» Prompt: Give a verbatim copy of the lines below, minus the pictures.
%%
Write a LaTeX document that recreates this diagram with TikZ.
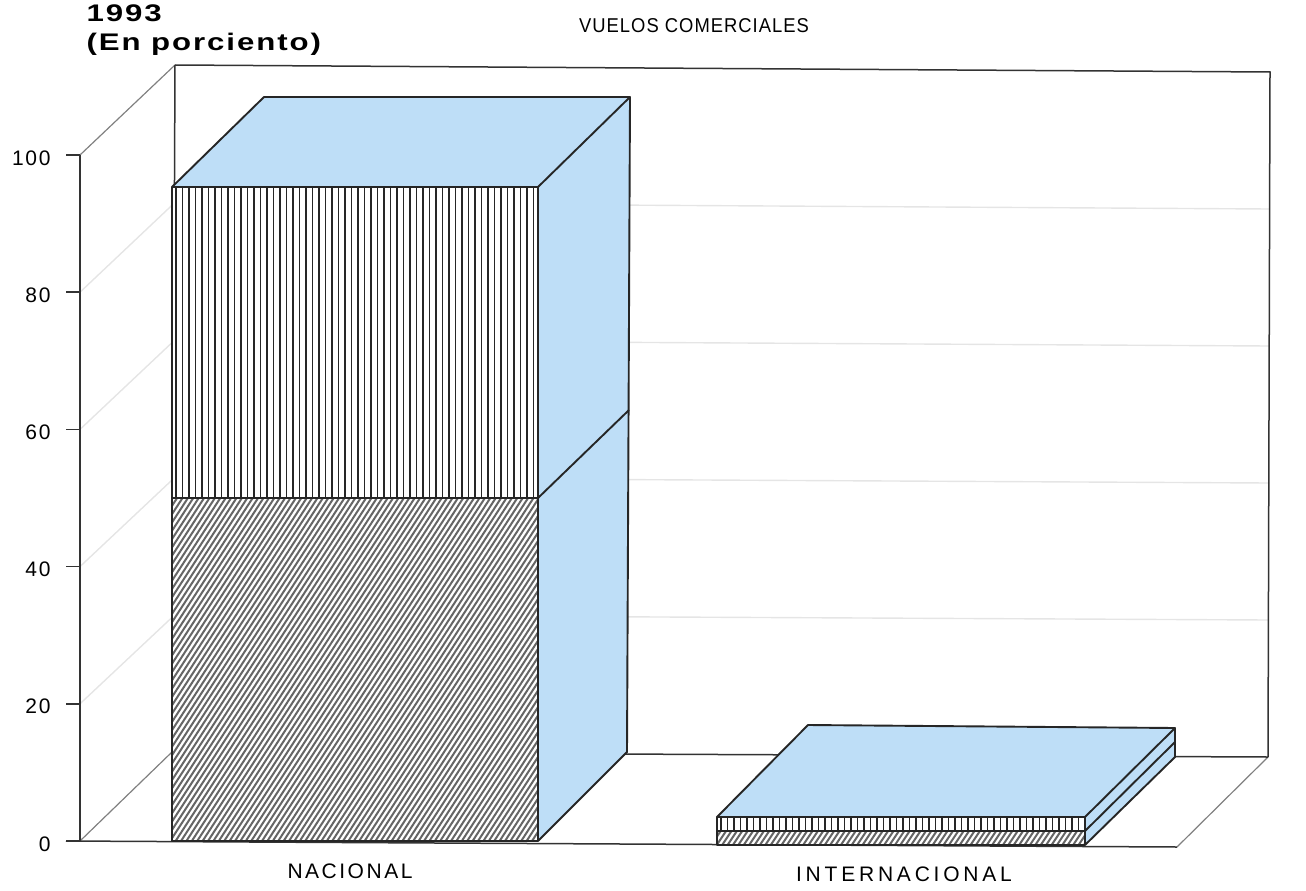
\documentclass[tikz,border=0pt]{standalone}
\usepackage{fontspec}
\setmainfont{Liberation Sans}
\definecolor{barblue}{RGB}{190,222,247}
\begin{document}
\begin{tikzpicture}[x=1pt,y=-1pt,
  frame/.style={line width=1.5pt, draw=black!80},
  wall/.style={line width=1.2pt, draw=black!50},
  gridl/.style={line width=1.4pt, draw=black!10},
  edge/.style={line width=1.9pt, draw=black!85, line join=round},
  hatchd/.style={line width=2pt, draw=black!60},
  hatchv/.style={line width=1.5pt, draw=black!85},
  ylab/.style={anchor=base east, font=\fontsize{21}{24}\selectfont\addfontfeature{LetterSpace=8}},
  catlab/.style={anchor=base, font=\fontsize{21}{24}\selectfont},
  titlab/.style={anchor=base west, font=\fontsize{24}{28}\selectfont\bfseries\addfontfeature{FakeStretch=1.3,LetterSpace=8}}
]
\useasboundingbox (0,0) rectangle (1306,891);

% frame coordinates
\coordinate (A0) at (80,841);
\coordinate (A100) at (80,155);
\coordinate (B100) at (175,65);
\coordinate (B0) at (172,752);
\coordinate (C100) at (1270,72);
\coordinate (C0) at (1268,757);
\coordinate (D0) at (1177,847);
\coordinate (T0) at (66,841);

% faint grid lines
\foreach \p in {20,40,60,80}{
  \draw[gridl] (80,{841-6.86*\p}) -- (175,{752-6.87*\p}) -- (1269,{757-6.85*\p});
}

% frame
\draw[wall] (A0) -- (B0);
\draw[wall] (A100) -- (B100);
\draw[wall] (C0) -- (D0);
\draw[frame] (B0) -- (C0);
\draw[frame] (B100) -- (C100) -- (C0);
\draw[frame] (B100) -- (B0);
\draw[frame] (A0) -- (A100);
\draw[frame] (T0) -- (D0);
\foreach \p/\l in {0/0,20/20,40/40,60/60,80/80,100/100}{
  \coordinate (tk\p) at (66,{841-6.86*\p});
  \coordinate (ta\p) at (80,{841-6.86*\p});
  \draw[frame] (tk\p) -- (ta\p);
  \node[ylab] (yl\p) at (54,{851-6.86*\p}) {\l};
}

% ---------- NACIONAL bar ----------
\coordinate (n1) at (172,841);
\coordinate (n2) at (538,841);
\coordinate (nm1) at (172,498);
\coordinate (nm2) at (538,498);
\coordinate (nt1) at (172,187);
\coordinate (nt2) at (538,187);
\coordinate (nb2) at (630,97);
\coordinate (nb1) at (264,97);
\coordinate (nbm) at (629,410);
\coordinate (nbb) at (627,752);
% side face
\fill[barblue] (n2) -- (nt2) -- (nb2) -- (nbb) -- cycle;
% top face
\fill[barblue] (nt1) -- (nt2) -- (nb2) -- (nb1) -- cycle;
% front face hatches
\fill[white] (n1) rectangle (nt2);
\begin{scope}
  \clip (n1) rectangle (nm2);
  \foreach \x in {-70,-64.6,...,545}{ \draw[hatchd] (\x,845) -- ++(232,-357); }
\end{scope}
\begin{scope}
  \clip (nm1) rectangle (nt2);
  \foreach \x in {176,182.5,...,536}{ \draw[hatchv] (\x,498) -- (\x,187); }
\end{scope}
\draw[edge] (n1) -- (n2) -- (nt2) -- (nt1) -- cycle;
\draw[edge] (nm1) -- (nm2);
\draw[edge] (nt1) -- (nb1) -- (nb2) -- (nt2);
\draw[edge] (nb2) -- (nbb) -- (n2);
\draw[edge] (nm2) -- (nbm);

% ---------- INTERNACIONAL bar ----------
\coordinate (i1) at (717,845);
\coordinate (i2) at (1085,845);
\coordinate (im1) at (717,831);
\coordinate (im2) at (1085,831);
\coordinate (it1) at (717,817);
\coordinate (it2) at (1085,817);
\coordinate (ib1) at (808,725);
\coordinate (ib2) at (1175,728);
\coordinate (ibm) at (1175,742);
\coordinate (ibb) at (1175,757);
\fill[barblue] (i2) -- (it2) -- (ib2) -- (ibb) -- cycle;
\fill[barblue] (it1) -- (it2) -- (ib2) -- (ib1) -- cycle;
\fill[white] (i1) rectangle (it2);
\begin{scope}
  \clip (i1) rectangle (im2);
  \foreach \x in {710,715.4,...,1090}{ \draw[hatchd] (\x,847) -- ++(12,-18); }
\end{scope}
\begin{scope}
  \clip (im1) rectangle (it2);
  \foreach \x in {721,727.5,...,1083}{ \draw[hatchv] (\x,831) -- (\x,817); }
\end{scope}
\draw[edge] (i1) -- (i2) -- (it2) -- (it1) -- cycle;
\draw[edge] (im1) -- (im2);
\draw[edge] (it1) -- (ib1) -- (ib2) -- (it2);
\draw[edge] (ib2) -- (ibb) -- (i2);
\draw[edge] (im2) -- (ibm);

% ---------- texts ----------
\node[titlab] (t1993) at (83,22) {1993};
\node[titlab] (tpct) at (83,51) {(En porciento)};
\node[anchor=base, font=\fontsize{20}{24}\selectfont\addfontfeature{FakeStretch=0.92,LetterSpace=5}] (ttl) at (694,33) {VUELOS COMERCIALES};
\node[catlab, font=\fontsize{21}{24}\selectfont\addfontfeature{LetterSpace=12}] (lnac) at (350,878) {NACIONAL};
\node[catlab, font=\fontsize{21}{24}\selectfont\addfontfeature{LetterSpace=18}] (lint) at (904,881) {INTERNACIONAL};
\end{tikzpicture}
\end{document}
%%
» Output for this exercise:
Write a LaTeX document that recreates this diagram with TikZ.
\documentclass[tikz,border=0pt]{standalone}
\usepackage{fontspec}
\setmainfont{Liberation Sans}
\definecolor{barblue}{RGB}{190,222,247}
\begin{document}
\begin{tikzpicture}[x=1pt,y=-1pt,
  frame/.style={line width=1.5pt, draw=black!80},
  wall/.style={line width=1.2pt, draw=black!50},
  gridl/.style={line width=1.4pt, draw=black!10},
  edge/.style={line width=1.9pt, draw=black!85, line join=round},
  hatchd/.style={line width=2pt, draw=black!60},
  hatchv/.style={line width=1.5pt, draw=black!85},
  ylab/.style={anchor=base east, font=\fontsize{21}{24}\selectfont\addfontfeature{LetterSpace=8}},
  catlab/.style={anchor=base, font=\fontsize{21}{24}\selectfont},
  titlab/.style={anchor=base west, font=\fontsize{24}{28}\selectfont\bfseries\addfontfeature{FakeStretch=1.3,LetterSpace=8}}
]
\useasboundingbox (0,0) rectangle (1306,891);

% frame coordinates
\coordinate (A0) at (80,841);
\coordinate (A100) at (80,155);
\coordinate (B100) at (175,65);
\coordinate (B0) at (172,752);
\coordinate (C100) at (1270,72);
\coordinate (C0) at (1268,757);
\coordinate (D0) at (1177,847);
\coordinate (T0) at (66,841);

% faint grid lines
\foreach \p in {20,40,60,80}{
  \draw[gridl] (80,{841-6.86*\p}) -- (175,{752-6.87*\p}) -- (1269,{757-6.85*\p});
}

% frame
\draw[wall] (A0) -- (B0);
\draw[wall] (A100) -- (B100);
\draw[wall] (C0) -- (D0);
\draw[frame] (B0) -- (C0);
\draw[frame] (B100) -- (C100) -- (C0);
\draw[frame] (B100) -- (B0);
\draw[frame] (A0) -- (A100);
\draw[frame] (T0) -- (D0);
\foreach \p/\l in {0/0,20/20,40/40,60/60,80/80,100/100}{
  \coordinate (tk\p) at (66,{841-6.86*\p});
  \coordinate (ta\p) at (80,{841-6.86*\p});
  \draw[frame] (tk\p) -- (ta\p);
  \node[ylab] (yl\p) at (54,{851-6.86*\p}) {\l};
}

% ---------- NACIONAL bar ----------
\coordinate (n1) at (172,841);
\coordinate (n2) at (538,841);
\coordinate (nm1) at (172,498);
\coordinate (nm2) at (538,498);
\coordinate (nt1) at (172,187);
\coordinate (nt2) at (538,187);
\coordinate (nb2) at (630,97);
\coordinate (nb1) at (264,97);
\coordinate (nbm) at (629,410);
\coordinate (nbb) at (627,752);
% side face
\fill[barblue] (n2) -- (nt2) -- (nb2) -- (nbb) -- cycle;
% top face
\fill[barblue] (nt1) -- (nt2) -- (nb2) -- (nb1) -- cycle;
% front face hatches
\fill[white] (n1) rectangle (nt2);
\begin{scope}
  \clip (n1) rectangle (nm2);
  \foreach \x in {-70,-64.6,...,545}{ \draw[hatchd] (\x,845) -- ++(232,-357); }
\end{scope}
\begin{scope}
  \clip (nm1) rectangle (nt2);
  \foreach \x in {176,182.5,...,536}{ \draw[hatchv] (\x,498) -- (\x,187); }
\end{scope}
\draw[edge] (n1) -- (n2) -- (nt2) -- (nt1) -- cycle;
\draw[edge] (nm1) -- (nm2);
\draw[edge] (nt1) -- (nb1) -- (nb2) -- (nt2);
\draw[edge] (nb2) -- (nbb) -- (n2);
\draw[edge] (nm2) -- (nbm);

% ---------- INTERNACIONAL bar ----------
\coordinate (i1) at (717,845);
\coordinate (i2) at (1085,845);
\coordinate (im1) at (717,831);
\coordinate (im2) at (1085,831);
\coordinate (it1) at (717,817);
\coordinate (it2) at (1085,817);
\coordinate (ib1) at (808,725);
\coordinate (ib2) at (1175,728);
\coordinate (ibm) at (1175,742);
\coordinate (ibb) at (1175,757);
\fill[barblue] (i2) -- (it2) -- (ib2) -- (ibb) -- cycle;
\fill[barblue] (it1) -- (it2) -- (ib2) -- (ib1) -- cycle;
\fill[white] (i1) rectangle (it2);
\begin{scope}
  \clip (i1) rectangle (im2);
  \foreach \x in {710,715.4,...,1090}{ \draw[hatchd] (\x,847) -- ++(12,-18); }
\end{scope}
\begin{scope}
  \clip (im1) rectangle (it2);
  \foreach \x in {721,727.5,...,1083}{ \draw[hatchv] (\x,831) -- (\x,817); }
\end{scope}
\draw[edge] (i1) -- (i2) -- (it2) -- (it1) -- cycle;
\draw[edge] (im1) -- (im2);
\draw[edge] (it1) -- (ib1) -- (ib2) -- (it2);
\draw[edge] (ib2) -- (ibb) -- (i2);
\draw[edge] (im2) -- (ibm);

% ---------- texts ----------
\node[titlab] (t1993) at (83,22) {1993};
\node[titlab] (tpct) at (83,51) {(En porciento)};
\node[anchor=base, font=\fontsize{20}{24}\selectfont\addfontfeature{FakeStretch=0.92,LetterSpace=5}] (ttl) at (694,33) {VUELOS COMERCIALES};
\node[catlab, font=\fontsize{21}{24}\selectfont\addfontfeature{LetterSpace=12}] (lnac) at (350,878) {NACIONAL};
\node[catlab, font=\fontsize{21}{24}\selectfont\addfontfeature{LetterSpace=18}] (lint) at (904,881) {INTERNACIONAL};
\end{tikzpicture}
\end{document}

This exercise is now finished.